I really needed to speak with my father.
It was almost one o’clock in the morning, and I gave up hope of hearing from anyone.
I’d know by morning if things were okay or if I had fucked up.
If Stone was caught, the police would be banging down my damn door, wondering why we were calling and texting and shit like that.
I’d be able to call my father in the morning anyway.
Ask him how he was doing. How things went.
Then, I could ask him about all the questions running through my tired mind.
Like why he never talked about my mother. Or why he never talked about her death. Or why I couldn’t remember much from her funeral, if anything at all. Why we never went to her graveside, and why I couldn’t ever get him to regale me with memories of her.
Me, her own damn daughter.
“My father’s hiding something,” I murmured.
Seeds of doubt planted themselves in my mind. I pressed the heels of my palms into my eyes, feeling them beginning to ache. My head pounded. My body felt weak. And as all sorts of questions ran through my head, scary little dots began to connect.
What if my father didn’t talk about my mother because she was alive?
I shook the thought away and pulled a blanket over me.
I was getting ahead of myself. I needed sleep.
In the morning, I could go over to my father’s place like I always did for breakfast and ask him.
Point blank. That way, I could get a read on him.
Like I did this morning after mentioning the club to him.
The only thing you’ve got is your gut.
It was a mantra my father chanted to me all the time as a child.
He taught me that, when all else looked as if it was failing around me, I could trust my gut.
And right now, my gut told me my father was the liar.
My father was the one with the issue.

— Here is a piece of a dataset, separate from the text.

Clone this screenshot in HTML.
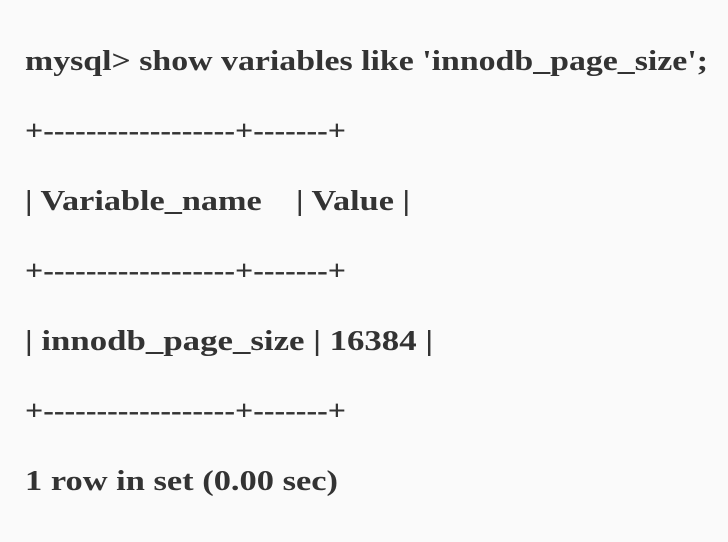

My gut told me that Stone and his guys were good people.
Maybe caught up in some shit, but good people trying to do good things.
It made me sick to think about the fact that my father was lying about my mother.
I closed my eyes and felt the couch cushions swallow me whole.
I sank into its comfort, closing my eyes and letting my mind spiral.
The questions kept popping up. The mistrust for my father grew.
Tears sprang to my eyes, as I pulled the blanket up to my chin, trying to shield myself from the world as much as possible.
A week and a half. I’d been back a week and a half, and my life was crumbling around me.
Things I knew were concrete facts about my life became nothing but unanswered questions.
Theories, if anything. The man I thought I could trust with my life, I didn’t even trust with my mind any longer.
And the men my father taught me my entire life never to trust were the men I trusted more than my own conscience.
Despite Stone’s rugged and gruff demeanor, I had more faith in him than my father. I placed more stock in his word than my own damn father’s. It made me sick to my stomach and yet somehow made a sick bit of sense.
My father was prejudiced against motorcycles crews.
And I was almost certain it had something to do with my mother as a person and not her death.